The only way I know how to get rid of a blind spot, is to discover what I’m not seeing, by looking inside of myself. To shift from needing someone to understand me, to doing the work of understanding myself.
Instead of expecting my partner to validate me, and feeling like my life depends on this to happen, to journey inside of myself to understand where this need came from. And why it’s so concentrated.
Who did I need validation from? And when did I not receive it?
As I go deeper, I can locate the origins of my own feelings of rejection. And I can actually travel back in time to all those incidents when it happened.
It’s amazing to me how these memories are stored in my tissue, like bookmarks. Like chapters that weren’t finished and still need my attention:
Boys who didn’t show up when they said they would.
Stepmothers who said I turn people off.
A girl in fourth grade who made fun of me for asking if I could be her friend.
When no one wanted to be my partner in acting class.
When my mother wouldn’t let me hold her hand.
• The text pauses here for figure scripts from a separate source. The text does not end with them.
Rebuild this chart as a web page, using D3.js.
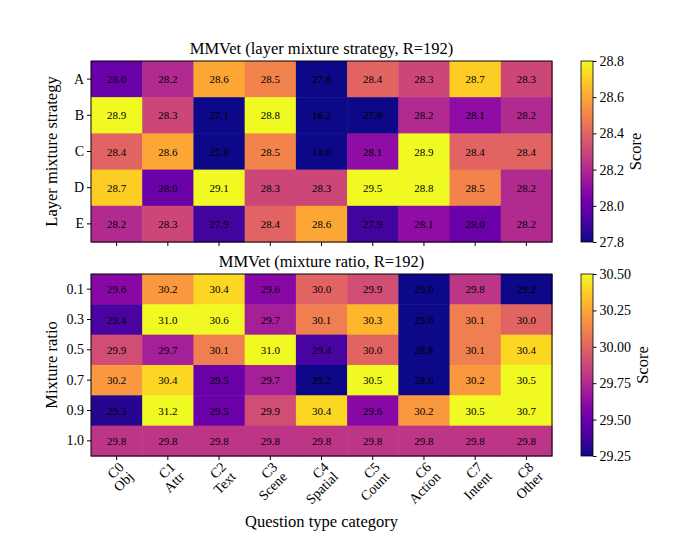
<!DOCTYPE html>
<html><head><meta charset="utf-8">
<script src="https://cdn.jsdelivr.net/npm/d3@7"></script>
<style>body{margin:0;background:#fff;} text{font-family:"Liberation Serif","DejaVu Serif",serif;fill:#000;}</style>
</head><body><svg id="c" width="690" height="548"></svg>
<script>
const categories = ["C0\nObj","C1\nAttr","C2\nText","C3\nScene","C4\nSpatial","C5\nCount","C6\nAction","C7\nIntent","C8\nOther"];
const strategies = ["A","B","C","D","E"];
const strategyValues = [
  [28.0,28.2,28.6,28.5,27.8,28.4,28.3,28.7,28.3],
  [28.9,28.3,27.1,28.8,16.2,27.8,28.2,28.1,28.2],
  [28.4,28.6,25.8,28.5,14.0,28.1,28.9,28.4,28.4],
  [28.7,28.0,29.1,28.3,28.3,29.5,28.8,28.5,28.2],
  [28.2,28.3,27.9,28.4,28.6,27.9,28.1,28.0,28.2]
];
const ratios = ["0.1","0.3","0.5","0.7","0.9","1.0"];
const ratioValues = [
  [29.6,30.2,30.4,29.6,30.0,29.9,29.0,29.8,29.2],
  [29.4,31.0,30.6,29.7,30.1,30.3,29.0,30.1,30.0],
  [29.9,29.7,30.1,31.0,29.4,30.0,28.8,30.1,30.4],
  [30.2,30.4,29.5,29.7,29.2,30.5,28.6,30.2,30.5],
  [29.3,31.2,29.5,29.9,30.4,29.6,30.2,30.5,30.7],
  [29.8,29.8,29.8,29.8,29.8,29.8,29.8,29.8,29.8]
];
const topTicks = [27.8,28.0,28.2,28.4,28.6,28.8];
const botTicks = [29.25,29.50,29.75,30.00,30.25,30.50];

const svg = d3.select("#c");
const L = 91, R = 552;
const x = d3.scaleBand().domain(d3.range(categories.length)).range([L, R]);

function panel(o){
  const y = d3.scaleBand().domain(o.rows).range([o.top, o.bottom]);
  const col = d3.scaleSequential(d3.interpolatePlasma).domain(o.domain).clamp(true);
  const g = svg.append("g");
  o.values.forEach((row,i)=>{
    row.forEach((v,j)=>{
      g.append("rect").attr("x",x(j)).attr("y",y(o.rows[i]))
        .attr("width",x.bandwidth()+0.5).attr("height",y.bandwidth()+0.5)
        .attr("fill",col(v));
      g.append("text").attr("x",x(j)+x.bandwidth()/2).attr("y",y(o.rows[i])+y.bandwidth()/2)
        .attr("text-anchor","middle").attr("dominant-baseline","central")
        .attr("font-size","11px").text(v.toFixed(1));
    });
  });
  g.append("rect").attr("x",L).attr("y",o.top).attr("width",R-L).attr("height",o.bottom-o.top)
    .attr("fill","none").attr("stroke","#000").attr("stroke-width",1);
  const ya = svg.append("g").attr("transform",`translate(${L},0)`)
    .call(d3.axisLeft(y).tickSize(4).tickPadding(3));
  ya.select(".domain").remove();
  ya.selectAll("text").attr("font-size","14px").attr("font-family","Liberation Serif");
  const xa = svg.append("g").attr("transform",`translate(0,${o.bottom})`)
    .call(d3.axisBottom(x).tickSize(4).tickFormat(""));
  xa.select(".domain").remove();
  svg.append("text").attr("x",(L+R)/2).attr("y",o.top-7).attr("text-anchor","middle")
    .attr("font-size","16.5px").text(o.title);
  svg.append("text").attr("transform",`translate(57,${(o.top+o.bottom)/2}) rotate(-90)`)
    .attr("text-anchor","middle").attr("font-size","16.5px").text(o.ylabel);
  const cx = 581, cw = 12;
  const cs = d3.scaleLinear().domain(o.domain).range([o.bottom, o.top]);
  const gid = "grad"+o.id;
  const grad = svg.append("defs").append("linearGradient").attr("id",gid)
    .attr("x1",0).attr("y1",1).attr("x2",0).attr("y2",0);
  d3.range(0,1.0001,0.05).forEach(t=>grad.append("stop").attr("offset",t).attr("stop-color",d3.interpolatePlasma(t)));
  svg.append("rect").attr("x",cx).attr("y",o.top).attr("width",cw).attr("height",o.bottom-o.top)
    .attr("fill",`url(#${gid})`).attr("stroke","#000").attr("stroke-width",0.8);
  const ca = svg.append("g").attr("transform",`translate(${cx+cw},0)`)
    .call(d3.axisRight(cs).tickValues(o.ticks).tickSize(3.5).tickPadding(3).tickFormat(d3.format(o.fmt)));
  ca.select(".domain").remove();
  ca.selectAll("text").attr("font-size","14px").attr("font-family","Liberation Serif");
  svg.append("text").attr("transform",`translate(${o.scoreX},${(o.top+o.bottom)/2}) rotate(-90)`)
    .attr("text-anchor","middle").attr("font-size","16.5px").text("Score");
}

panel({id:1,rows:strategies,values:strategyValues,top:61,bottom:242,domain:[27.8,28.8],ticks:topTicks,fmt:".1f",scoreX:641,
  title:"MMVet (layer mixture strategy, R=192)",ylabel:"Layer mixture strategy"});
panel({id:2,rows:ratios,values:ratioValues,top:274,bottom:456,domain:[29.25,30.5],ticks:botTicks,fmt:".2f",scoreX:648,
  title:"MMVet (mixture ratio, R=192)",ylabel:"Mixture ratio"});

categories.forEach((c,j)=>{
  const parts = c.split("\n");
  const cxp = x(j)+x.bandwidth()/2;
  const t = svg.append("text").attr("transform",`translate(${cxp+8},${468}) rotate(-45)`)
    .attr("text-anchor","end").attr("font-size","14px");
  t.append("tspan").attr("x",0).attr("y",0).text(parts[0]);
  t.append("tspan").attr("x",0).attr("y",13.5).text(parts[1]);
});
svg.append("text").attr("x",(L+R)/2).attr("y",527).attr("text-anchor","middle")
  .attr("font-size","16.5px").text("Question type category");
</script></body></html>
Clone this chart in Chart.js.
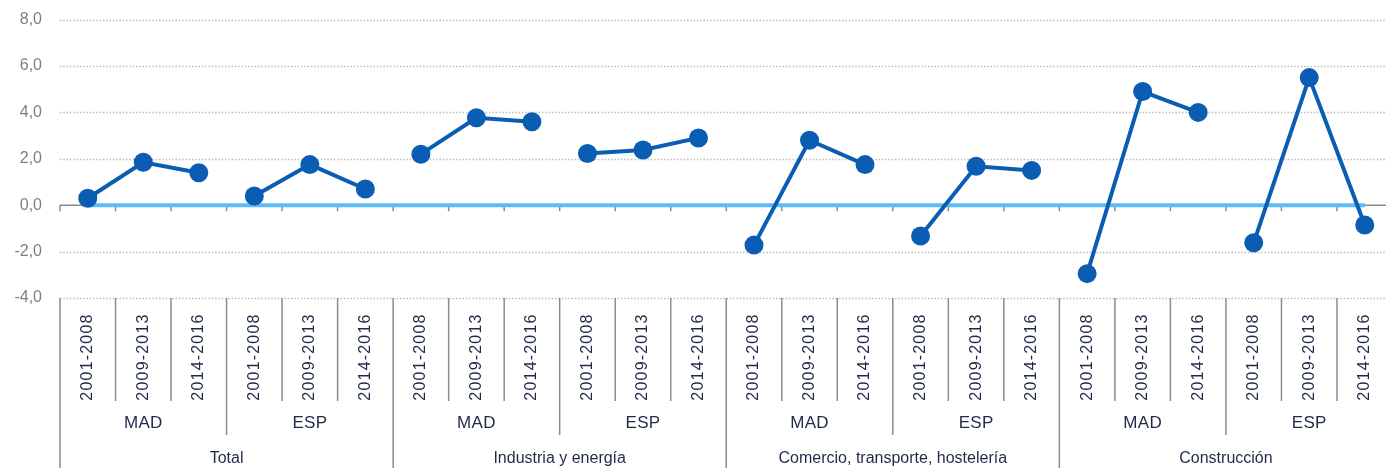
<!DOCTYPE html>
<html>
<head>
<meta charset="utf-8">
<script src="https://cdn.jsdelivr.net/npm/chart.js@4"></script>
<style>
  html, body { margin: 0; padding: 0; background: #fff; overflow: hidden; }
  #wrap { width: 1402px; height: 468px; position: relative; }
</style>
</head>
<body>
<div id="wrap"><canvas id="lineChart"></canvas></div>
<script>
const periods = ['2001-2008', '2009-2013', '2014-2016'];
const regions = ['MAD', 'ESP'];
const sectors = ['Total', 'Industria y energía', 'Comercio, transporte, hostelería', 'Construcción'];

// one value per period, grouped MAD/ESP within each sector
const totalValues      = [0.3, 1.85, 1.4,   0.4, 1.75, 0.7];
const industriaValues  = [2.2, 3.77, 3.6,   2.23, 2.38, 2.9];
const comercioValues   = [-1.72, 2.8, 1.75, -1.33, 1.68, 1.5];
const construccValues  = [-2.95, 4.9, 4.0,  -1.62, 5.5, -0.85];
const zeroLine = [0, 0, 0, 0, 0, 0, 0, 0, 0, 0, 0, 0, 0, 0, 0, 0, 0, 0, 0, 0, 0, 0, 0, 0];

const yTicks = [-4, -2, 0, 2, 4, 6, 8];

const values = [...totalValues, ...industriaValues, ...comercioValues, ...construccValues];
const labels = [];
sectors.forEach(s => regions.forEach(r => periods.forEach(p => labels.push(p))));

const DARK = '#0B5DB3';
const LIGHT = '#5CBDF6';
const NAVY = '#1E2A46';
const FONT = "'Liberation Sans', Arial, sans-serif";

const axisPlugin = {
    id: 'multiAxis',
    beforeDatasetsDraw(chart) {
        const { ctx, chartArea: a, scales: { y } } = chart;
        ctx.save();
        // dotted grid
        ctx.strokeStyle = '#bdbdbd';
        ctx.lineWidth = 1.3;
        ctx.setLineDash([1.5, 1.8]);
        yTicks.filter(v => v !== 0).forEach(v => {
            const py = Math.round(y.getPixelForValue(v)) + 0.5;
            ctx.beginPath();
            ctx.moveTo(a.left, py);
            ctx.lineTo(a.right, py);
            ctx.stroke();
        });
        ctx.setLineDash([]);
        // zero axis line with ticks
        const y0 = y.getPixelForValue(0);
        const n = labels.length;
        const bw = (a.right - a.left) / n;
        ctx.strokeStyle = '#8a8a8a';
        ctx.lineWidth = 1.5;
        ctx.beginPath();
        ctx.moveTo(a.left, y0);
        ctx.lineTo(a.right, y0);
        ctx.stroke();
        for (let i = 0; i <= n; i++) {
            const px = a.left + i * bw;
            ctx.beginPath();
            ctx.moveTo(px, y0);
            ctx.lineTo(px, y0 + 6);
            ctx.stroke();
        }
        ctx.restore();
    },
    afterDraw(chart) {
        const { ctx, chartArea: a } = chart;
        const n = labels.length;
        const bw = (a.right - a.left) / n;
        const bottom = a.bottom;
        ctx.save();
        ctx.strokeStyle = '#8c8c8c';
        ctx.lineWidth = 1.5;
        for (let i = 0; i <= n; i++) {
            const px = a.left + i * bw;
            let end = 401;
            if (i % 6 === 0) end = 468;
            else if (i % 3 === 0) end = 435;
            ctx.beginPath();
            ctx.moveTo(px, bottom);
            ctx.lineTo(px, end);
            ctx.stroke();
        }
        ctx.fillStyle = NAVY;
        // rotated period labels
        ctx.font = '16px ' + FONT;
        ctx.letterSpacing = '1.2px';
        ctx.textAlign = 'center';
        ctx.textBaseline = 'middle';
        labels.forEach((lab, i) => {
            const cx = a.left + (i + 0.5) * bw;
            ctx.save();
            ctx.translate(cx, 357);
            ctx.rotate(-Math.PI / 2);
            ctx.fillText(lab, 0, 0);
            ctx.restore();
        });
        // region labels
        ctx.font = '17px ' + FONT;
        ctx.letterSpacing = '0.3px';
        for (let g = 0; g < n / 3; g++) {
            const cx = a.left + (g * 3 + 1.5) * bw;
            ctx.fillText(regions[g % 2], cx, 423);
        }
        // sector labels
        ctx.font = '16px ' + FONT;
        ctx.letterSpacing = '0px';
        sectors.forEach((s, k) => {
            const cx = a.left + (k * 6 + 3) * bw;
            ctx.fillText(s, cx, 459);
        });
        ctx.restore();
    }
};

new Chart(document.getElementById('lineChart'), {
    type: 'line',
    data: {
        labels: labels,
        datasets: [{
            data: values,
            borderColor: DARK,
            backgroundColor: DARK,
            borderWidth: 4,
            pointRadius: 9.5,
            pointHoverRadius: 9.5,
            pointBorderWidth: 0,
            tension: 0,
            order: 0,
            segment: {
                borderColor: ctx => (ctx.p0DataIndex % 3 === 2 ? 'rgba(0,0,0,0)' : DARK)
            }
        }, {
            data: zeroLine,
            borderColor: LIGHT,
            borderWidth: 4,
            pointRadius: 0,
            tension: 0,
            order: 1
        }]
    },
    options: {
        responsive: true,
        maintainAspectRatio: false,
        animation: false,
        layout: { padding: { top: 7, bottom: 170, right: 0, left: 0 } },
        plugins: { legend: { display: false }, tooltip: { enabled: false } },
        scales: {
            x: { type: 'category', display: false, offset: true },
            y: {
                min: -4, max: 8,
                afterFit: s => { s.width = 60; },
                afterBuildTicks: s => { s.ticks = yTicks.map(v => ({ value: v })); },
                grid: { display: false },
                border: { display: false },
                ticks: {
                    color: '#7f7f7f',
                    padding: 10,
                    font: { family: FONT, size: 16 },
                    callback: v => v.toFixed(1).replace('.', ',')
                }
            }
        }
    },
    plugins: [axisPlugin]
});
</script>
</body>
</html>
When my father suddenly wasn’t there.
Each of these memories of rejection fueled the need to be validated over time. And every time I felt rejected again, it felt even more invalidating.
But by going deeper and discovering where the pain originated, I learned I could validate myself by validating those hurt selves I once was.
And when I can soothe my own pain in the places where it exists inside of me, I find I’m not as triggered when interacting with someone who might be activating those old bookmarks.
Because instead of having a blind spot, I can see clearly now where that need for validation came from.
When we take the journey inward to heal our own pain, we won’t be dependent on others to do this work for us.